Association points to inconsistent testimony about how the cap came to be inserted into the 1993-95 contract. And Association argues that ISD’s subsequent attempt to negotiate a return to a dollar figure to limit premium contributions demonstrates that ISD also believed the cap was 100% of the prior year’s premium because the percentages used in each agreement had the same effect as a dollar limitation. Further, Association points to ISD’s payment of premium contributions in 1998 without regard to the contract cap percentage as evidence that ISD believed the cap to be 100% of the prior year’s premium.

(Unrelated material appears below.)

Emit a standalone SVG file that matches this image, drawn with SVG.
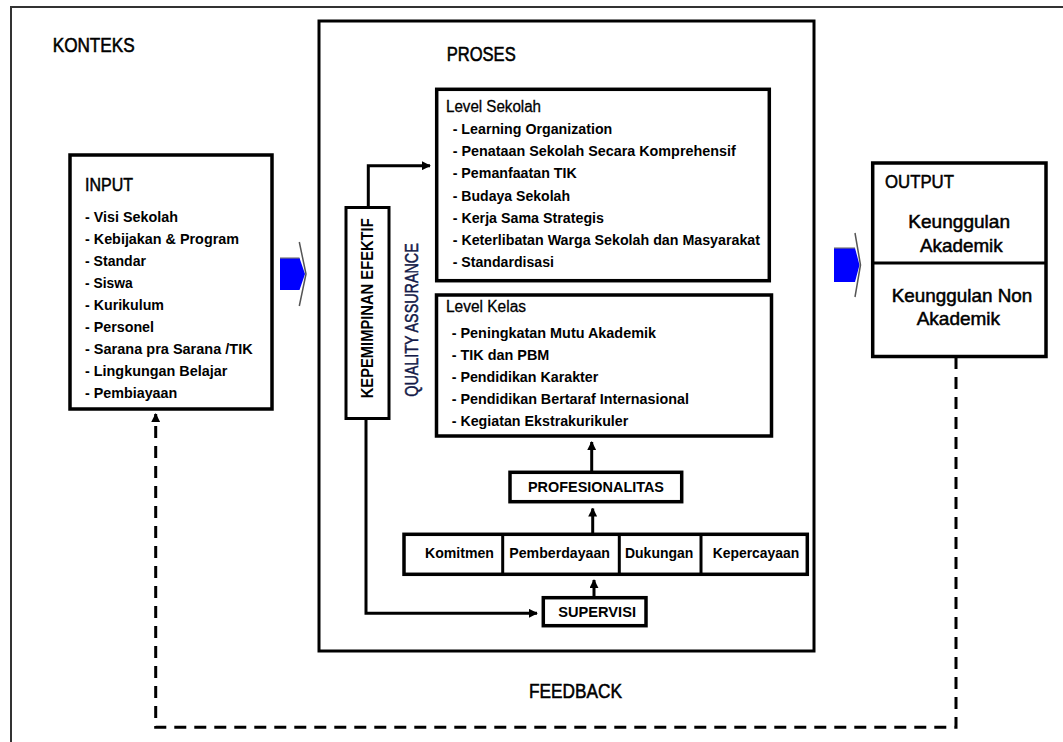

But Daley’s printing of the agreements was not the end of the contract process. The unambiguously worded agreements were all reviewed by Association officers, Association’s lawyer, Association’s members, and the ISD board. The agreements did not become effective until ratified and signed by both parties. As the district court concluded, “in ratifying and approving the contracts both parties were indicating their intent to accept and be bound by the agreements.” We conclude that Association has failed to demonstrate a genuine issue of material fact as to the existence of a valid agreement between the parties to cap ISD’s contribution at 100% of the prior year’s premium.
And even if Association has presented evidence of such an agreement in 1994, Association has not satisfied the second or third elements of mutual mistake: that the current agreement does not express the true intentions of the parties and that this failure was due to a mutual mistake of the parties or a unilateral mistake accompanied by fraud or inequitable conduct by the other party.
All of Association’s evidence about an agreement to a 100% cap relates to the 1993-95 agreement. But that agreement has been superseded twice. There is evidence in the form of a memo written by Daley that recommends changing the cap to a higher percentage, demonstrating that the cap was considered in the 1995-98 negotiations. And there is no evidence indicating that ISD agreed to a cap of 100% in the current contract.
Association argues that it “failed to notice” the cap until the summer of 1999 when ISD reported an overpayment. But even if it is true that Association did not notice the cap or did not understand what it meant, “[i]n the absence of fraud or misrepresentation, a person who signs a contract may not avoid it on the ground that he did not read it or thought its terms to be different.” Gartner v. Eikill, 319 N.W.2d 397, 398 (Minn. 1982). The supreme court has stated that
had plaintiffs read the documents before they signed them, their mistake as to the contents would have been discovered before they suffered any harm. Were this court to allow reformation, it would not only destroy the defendant’s right to rely on plaintiffs’ written assent to the agreement, but would reward plaintiffs for their negligence.
Nichols, 294 N.W.2d at 734. “Absent ambiguity, fraud or misrepresentation, a mistake of one of the parties alone as to the subject matter of the contract is not a ground for reformation.” Id.
II. Unfair labor practice
Association claims that ISD failed to bargain in good faith in violation of Minn. Stat. § 179A.13, subd. 2 (1992), by unilaterally changing the terms of the agreement. But as previously discussed, there is no evidence that ISD unilaterally changed an agreed-on term of the agreement.